◆ STATED EXERCISE: All lines in the records below from the line with "Write a web" through the line with "plot.bottom - plot.top);" are to be given again exactly, both ends included; the pictures are to be left out.

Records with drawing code
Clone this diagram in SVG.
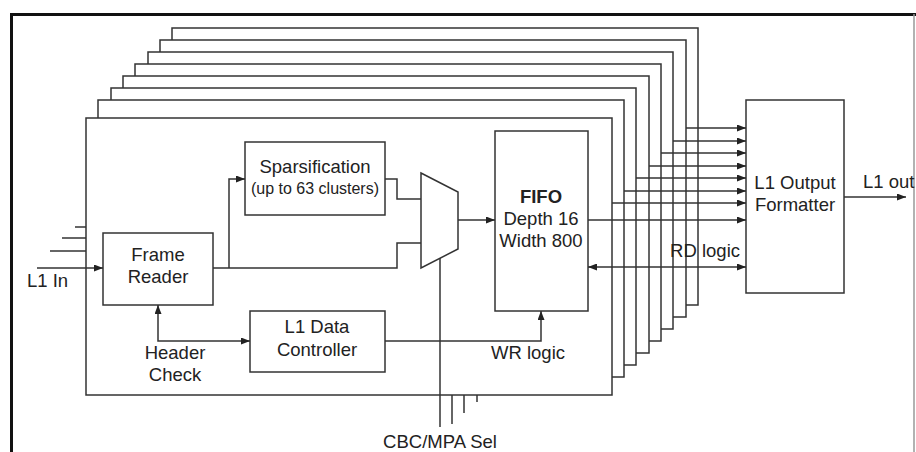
<svg xmlns="http://www.w3.org/2000/svg" width="916" height="452" viewBox="0 0 916 452">
  <style>
    .ln { fill: none; stroke: #333; stroke-width: 1.5; }
    .bx { fill: #fff; stroke: #333; stroke-width: 1.5; }
    .t { font-family: "Liberation Sans", Arial, sans-serif; font-size: 18.5px; fill: #222; text-anchor: middle; }
    .s { font-size: 16px; }
    .b { font-weight: bold; }
  </style>
  <defs>
    <marker id="ah" markerWidth="9" markerHeight="7" refX="9" refY="3.5" orient="auto-start-reverse" markerUnits="userSpaceOnUse">
      <path d="M0,0 L9,3.5 L0,7 z" fill="#222"/>
    </marker>
  </defs>
  <rect width="916" height="452" fill="#fff"/>
  <g id="frame">
    <path d="M11.5,452 L11.5,14.5 L916,14.5" fill="none" stroke="#111" stroke-width="3"/>
    <line x1="914" y1="14" x2="914" y2="452" stroke="#999" stroke-width="1.5"/>
  </g>
  <g id="channels">
    <rect class="bx" x="172" y="28" width="526" height="277"/>
    <rect class="bx" x="160" y="40" width="526" height="277"/>
    <rect class="bx" x="148" y="52" width="525" height="277"/>
    <rect class="bx" x="135" y="64" width="526" height="277"/>
    <rect class="bx" x="123" y="76" width="526" height="277"/>
    <rect class="bx" x="111" y="88" width="525" height="277"/>
    <rect class="bx" x="98" y="100" width="526" height="277"/>
    <rect class="bx" x="86" y="118" width="526" height="277"/>
  </g>
  <g id="sparsification">
    <rect class="bx" x="245" y="142" width="140" height="73"/>
    <text class="t" x="315" y="173">Sparsification</text>
    <text class="t s" x="315" y="194">(up to 63 clusters)</text>
  </g>
  <g id="mux">
    <polygon class="bx" points="421,173 458,192 458,249 421,268"/>
  </g>
  <g id="fifo">
    <rect class="bx" x="495" y="131" width="93" height="180"/>
    <text class="t b" x="541" y="203">FIFO</text>
    <text class="t" x="541" y="225">Depth 16</text>
    <text class="t" x="541" y="247">Width 800</text>
  </g>
  <g id="frame-reader">
    <rect class="bx" x="103" y="233" width="110" height="72"/>
    <text class="t" x="158" y="261">Frame</text>
    <text class="t" x="158" y="283">Reader</text>
  </g>
  <g id="l1-data-controller">
    <rect class="bx" x="250" y="311" width="135" height="61"/>
    <text class="t" x="317" y="333">L1 Data</text>
    <text class="t" x="317" y="356">Controller</text>
  </g>
  <g id="l1-output-formatter">
    <rect class="bx" x="746" y="100" width="98" height="193"/>
    <text class="t" x="795" y="189">L1 Output</text>
    <text class="t" x="795" y="211">Formatter</text>
  </g>
  <g id="connectors">
    <line class="ln" x1="75" y1="227" x2="86" y2="227"/>
    <line class="ln" x1="62" y1="238" x2="86" y2="238"/>
    <line class="ln" x1="50" y1="251" x2="86" y2="251"/>
    <line class="ln" x1="37" y1="268" x2="103" y2="268" marker-end="url(#ah)"/>
    <polyline class="ln" points="213,268 397,268 397,243 421,243"/>
    <polyline class="ln" points="229,268 229,179 245,179" marker-end="url(#ah)"/>
    <polyline class="ln" points="385,179 397,179 397,199 421,199"/>
    <line class="ln" x1="458" y1="220" x2="495" y2="220" marker-end="url(#ah)"/>
    <polyline class="ln" points="158,305 158,341 250,341" marker-start="url(#ah)" marker-end="url(#ah)"/>
    <polyline class="ln" points="385,341 541,341 541,311" marker-end="url(#ah)"/>
    <line class="ln" x1="440" y1="258" x2="440" y2="427"/>
    <line class="ln" x1="452" y1="395" x2="452" y2="424"/>
    <line class="ln" x1="464" y1="395" x2="464" y2="413"/>
    <line class="ln" x1="477" y1="395" x2="477" y2="402"/>
    <line class="ln" x1="686" y1="128" x2="746" y2="128" marker-end="url(#ah)"/>
    <line class="ln" x1="673" y1="141" x2="746" y2="141" marker-end="url(#ah)"/>
    <line class="ln" x1="661" y1="153" x2="746" y2="153" marker-end="url(#ah)"/>
    <line class="ln" x1="649" y1="166" x2="746" y2="166" marker-end="url(#ah)"/>
    <line class="ln" x1="636" y1="178" x2="746" y2="178" marker-end="url(#ah)"/>
    <line class="ln" x1="624" y1="191" x2="746" y2="191" marker-end="url(#ah)"/>
    <line class="ln" x1="612" y1="203" x2="746" y2="203" marker-end="url(#ah)"/>
    <line class="ln" x1="588" y1="220" x2="746" y2="220" marker-end="url(#ah)"/>
    <line class="ln" x1="588" y1="267" x2="746" y2="267" marker-start="url(#ah)" marker-end="url(#ah)"/>
    <line class="ln" x1="844" y1="197" x2="906" y2="197" marker-end="url(#ah)"/>
  </g>
  <g id="labels">
    <text class="t" x="27" y="287" style="text-anchor:start">L1 In</text>
    <text class="t" x="175" y="359">Header</text>
    <text class="t" x="175" y="381">Check</text>
    <text class="t" x="528" y="359">WR logic</text>
    <text class="t" x="740" y="257" style="text-anchor:end">RD logic</text>
    <text class="t" x="863" y="188" style="text-anchor:start">L1 out</text>
    <text class="t" x="440" y="448">CBC/MPA Sel</text>
  </g>
</svg>
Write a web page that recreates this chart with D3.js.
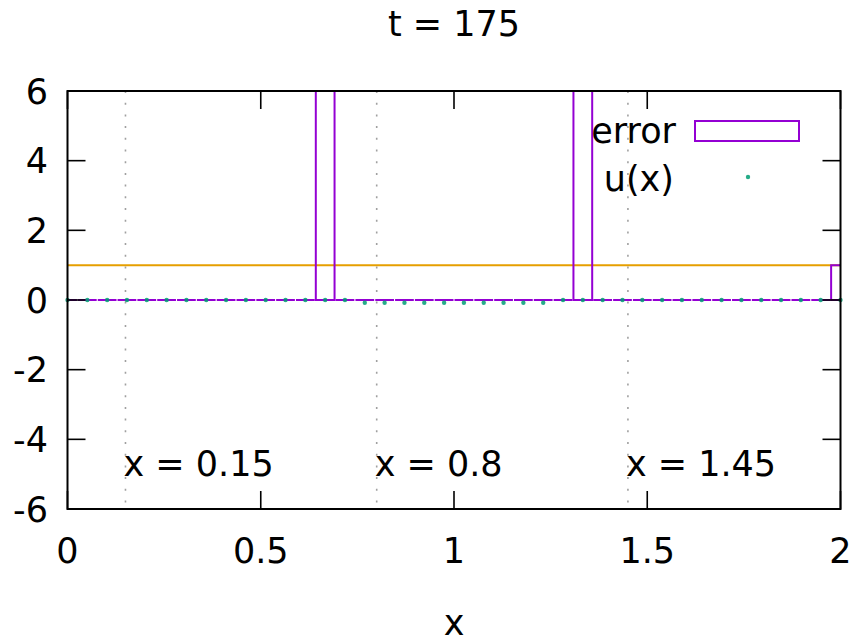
<!DOCTYPE html>
<html>
<head>
<meta charset="utf-8">
<script src="https://cdn.jsdelivr.net/npm/d3@7"></script>
<style>
  html, body { margin: 0; padding: 0; background: #fff; }
  svg { display: block; font-family: "DejaVu Sans", Verdana, sans-serif; }
</style>
</head>
<body>
<svg id="chart" width="861" height="643"></svg>
<script>
// Grid points and series
const xGrid = [0, 0.0513, 0.1026, 0.1538, 0.2051, 0.2564, 0.3077, 0.3590, 0.4103, 0.4615,
               0.5128, 0.5641, 0.6154, 0.6667, 0.7179, 0.7692, 0.8205, 0.8718, 0.9231, 0.9744,
               1.0256, 1.0769, 1.1282, 1.1795, 1.2308, 1.2821, 1.3333, 1.3846, 1.4359, 1.4872,
               1.5385, 1.5897, 1.6410, 1.6923, 1.7436, 1.7949, 1.8462, 1.8974, 1.9487, 2.0];
const errorValues = [0, 0, 0, 0, 0, 0, 0, 0, 0, 0,
                     0, 0, 0, 8, 0, 0, 0, 0, 0, 0,
                     0, 0, 0, 0, 0, 0, 8, 0, 0, 0,
                     0, 0, 0, 0, 0, 0, 0, 0, 0, 1];
const uValues = [0, 0, 0, 0, 0, 0, 0, 0, 0, 0,
                 0, 0, 0, 0, 0, -0.08, -0.08, -0.08, -0.08, -0.08,
                 -0.08, -0.08, -0.08, -0.08, -0.08, 0, 0, 0, 0, 0,
                 0, 0, 0, 0, 0, 0, 0, 0, 0, 0];
const referenceLevel = [1];
const probeXs = [0.15, 0.8, 1.45];
const probeLabels = ["x = 0.15", "x = 0.8", "x = 1.45"];
const xTicks = [0, 0.5, 1, 1.5, 2];
const yTicks = [-6, -4, -2, 0, 2, 4, 6];
const titleText = "t = 175";
const seriesNames = ["error", "u(x)"];

const boxWidth = 0.0485;
const purple = "#9400d3", green = "#009e73", orange = "#e69f00";
const fontSize = 35;

const svg = d3.select("#chart");
const plot = { left: 67.5, right: 840.5, top: 91, bottom: 509 };

const x = d3.scaleLinear().domain([0, 2]).range([plot.left, plot.right]);
const y = d3.scaleLinear().domain([-6, 6]).range([plot.bottom, plot.top]);

svg.append("defs").append("clipPath").attr("id", "plotClip")
  .append("rect")
  .attr("x", plot.left).attr("y", plot.top)
  .attr("width", plot.right - plot.left).attr("height", plot.bottom - plot.top);

// Dotted vertical guide lines at probe positions
svg.append("g").selectAll("line").data(probeXs).join("line")
  .attr("x1", d => x(d)).attr("x2", d => x(d))
  .attr("y1", plot.top).attr("y2", plot.bottom)
  .attr("stroke", "#a0a0a0").attr("stroke-width", 1.6)
  .attr("stroke-dasharray", "2,9.7");

// Probe labels
svg.append("g").selectAll("text").data(probeXs).join("text")
  .attr("x", d => x(d) - 2).attr("y", 476)
  .attr("font-size", fontSize).attr("fill", "#000")
  .text((d, i) => probeLabels[i]);

const clipped = svg.append("g").attr("clip-path", "url(#plotClip)");

// Reference level line
clipped.selectAll("line.ref").data(referenceLevel).join("line")
  .attr("class", "ref")
  .attr("x1", plot.left).attr("x2", plot.right)
  .attr("y1", d => y(d)).attr("y2", d => y(d))
  .attr("stroke", orange).attr("stroke-width", 2);

// Error as empty boxes (zero-height boxes collapse to a line on the baseline)
const boxData = xGrid.map((xv, i) => ({ x: xv, v: errorValues[i] }));
clipped.selectAll("path.err").data(boxData).join("path")
  .attr("class", "err")
  .attr("d", d => {
    const p = d3.path();
    const x0 = x(d.x - boxWidth / 2), x1 = x(d.x + boxWidth / 2);
    const yb = y(0), yt = y(d.v);
    p.moveTo(x0, yb); p.lineTo(x0, yt); p.lineTo(x1, yt); p.lineTo(x1, yb); p.closePath();
    return p.toString();
  })
  .attr("fill", "none").attr("stroke", purple).attr("stroke-width", 2)
  .attr("stroke-linejoin", "miter");

// u(x) points
svg.append("g").selectAll("circle").data(xGrid.map((xv, i) => ({ x: xv, v: uValues[i] })))
  .join("circle")
  .attr("cx", d => x(d.x)).attr("cy", d => y(d.v))
  .attr("r", 2.2).attr("fill", green).attr("opacity", 0.85);

// Ticks (mirrored on all sides)
const tickLen = 18;
const ticks = svg.append("g").attr("stroke", "#000").attr("stroke-width", 1.6);
ticks.selectAll("line.yl").data(yTicks).join("line").attr("class", "yl")
  .attr("x1", plot.left).attr("x2", plot.left + tickLen)
  .attr("y1", d => y(d)).attr("y2", d => y(d));
ticks.selectAll("line.yr").data(yTicks).join("line").attr("class", "yr")
  .attr("x1", plot.right).attr("x2", plot.right - tickLen)
  .attr("y1", d => y(d)).attr("y2", d => y(d));
ticks.selectAll("line.xb").data(xTicks).join("line").attr("class", "xb")
  .attr("x1", d => x(d)).attr("x2", d => x(d))
  .attr("y1", plot.bottom).attr("y2", plot.bottom - tickLen);
ticks.selectAll("line.xt").data(xTicks).join("line").attr("class", "xt")
  .attr("x1", d => x(d)).attr("x2", d => x(d))
  .attr("y1", plot.top).attr("y2", plot.top + tickLen);

// Border
svg.append("rect")
  .attr("x", plot.left).attr("y", plot.top)
  .attr("width", plot.right - plot.left).attr("height", plot.bottom - plot.top)
  .attr("fill", "none").attr("stroke", "#000").attr("stroke-width", 2);

// Tick labels
svg.append("g").selectAll("text").data(yTicks).join("text")
  .attr("x", 48).attr("y", d => y(d) + 12.5)
  .attr("text-anchor", "end").attr("font-size", fontSize)
  .text(d => d3.format("d")(d).replace("−", "-"));
svg.append("g").selectAll("text").data(xTicks).join("text")
  .attr("x", d => x(d)).attr("y", 563)
  .attr("text-anchor", "middle").attr("font-size", fontSize)
  .text(d => String(d));

// Axis label and title
svg.append("text").attr("x", (plot.left + plot.right) / 2).attr("y", 635)
  .attr("text-anchor", "middle").attr("font-size", fontSize).text("x");
svg.append("text").attr("x", (plot.left + plot.right) / 2).attr("y", 36)
  .attr("text-anchor", "middle").attr("font-size", fontSize).text(titleText);

// Legend
const legend = svg.append("g");
legend.append("text").attr("x", 676).attr("y", 143)
  .attr("text-anchor", "end").attr("font-size", fontSize).text(seriesNames[0]);
legend.append("rect").attr("x", 695).attr("y", 121).attr("width", 104).attr("height", 20)
  .attr("fill", "none").attr("stroke", purple).attr("stroke-width", 2);
legend.append("text").attr("x", 674).attr("y", 191)
  .attr("text-anchor", "end").attr("font-size", fontSize).text(seriesNames[1]);
legend.append("circle").attr("cx", 748).attr("cy", 177).attr("r", 2.2)
  .attr("fill", green).attr("opacity", 0.85);
</script>
</body>
</html>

◆ EXERCISE RESULT:
Write a web page that recreates this chart with D3.js.
<!DOCTYPE html>
<html>
<head>
<meta charset="utf-8">
<script src="https://cdn.jsdelivr.net/npm/d3@7"></script>
<style>
  html, body { margin: 0; padding: 0; background: #fff; }
  svg { display: block; font-family: "DejaVu Sans", Verdana, sans-serif; }
</style>
</head>
<body>
<svg id="chart" width="861" height="643"></svg>
<script>
// Grid points and series
const xGrid = [0, 0.0513, 0.1026, 0.1538, 0.2051, 0.2564, 0.3077, 0.3590, 0.4103, 0.4615,
               0.5128, 0.5641, 0.6154, 0.6667, 0.7179, 0.7692, 0.8205, 0.8718, 0.9231, 0.9744,
               1.0256, 1.0769, 1.1282, 1.1795, 1.2308, 1.2821, 1.3333, 1.3846, 1.4359, 1.4872,
               1.5385, 1.5897, 1.6410, 1.6923, 1.7436, 1.7949, 1.8462, 1.8974, 1.9487, 2.0];
const errorValues = [0, 0, 0, 0, 0, 0, 0, 0, 0, 0,
                     0, 0, 0, 8, 0, 0, 0, 0, 0, 0,
                     0, 0, 0, 0, 0, 0, 8, 0, 0, 0,
                     0, 0, 0, 0, 0, 0, 0, 0, 0, 1];
const uValues = [0, 0, 0, 0, 0, 0, 0, 0, 0, 0,
                 0, 0, 0, 0, 0, -0.08, -0.08, -0.08, -0.08, -0.08,
                 -0.08, -0.08, -0.08, -0.08, -0.08, 0, 0, 0, 0, 0,
                 0, 0, 0, 0, 0, 0, 0, 0, 0, 0];
const referenceLevel = [1];
const probeXs = [0.15, 0.8, 1.45];
const probeLabels = ["x = 0.15", "x = 0.8", "x = 1.45"];
const xTicks = [0, 0.5, 1, 1.5, 2];
const yTicks = [-6, -4, -2, 0, 2, 4, 6];
const titleText = "t = 175";
const seriesNames = ["error", "u(x)"];

const boxWidth = 0.0485;
const purple = "#9400d3", green = "#009e73", orange = "#e69f00";
const fontSize = 35;

const svg = d3.select("#chart");
const plot = { left: 67.5, right: 840.5, top: 91, bottom: 509 };

const x = d3.scaleLinear().domain([0, 2]).range([plot.left, plot.right]);
const y = d3.scaleLinear().domain([-6, 6]).range([plot.bottom, plot.top]);

svg.append("defs").append("clipPath").attr("id", "plotClip")
  .append("rect")
  .attr("x", plot.left).attr("y", plot.top)
  .attr("width", plot.right - plot.left).attr("height", plot.bottom - plot.top);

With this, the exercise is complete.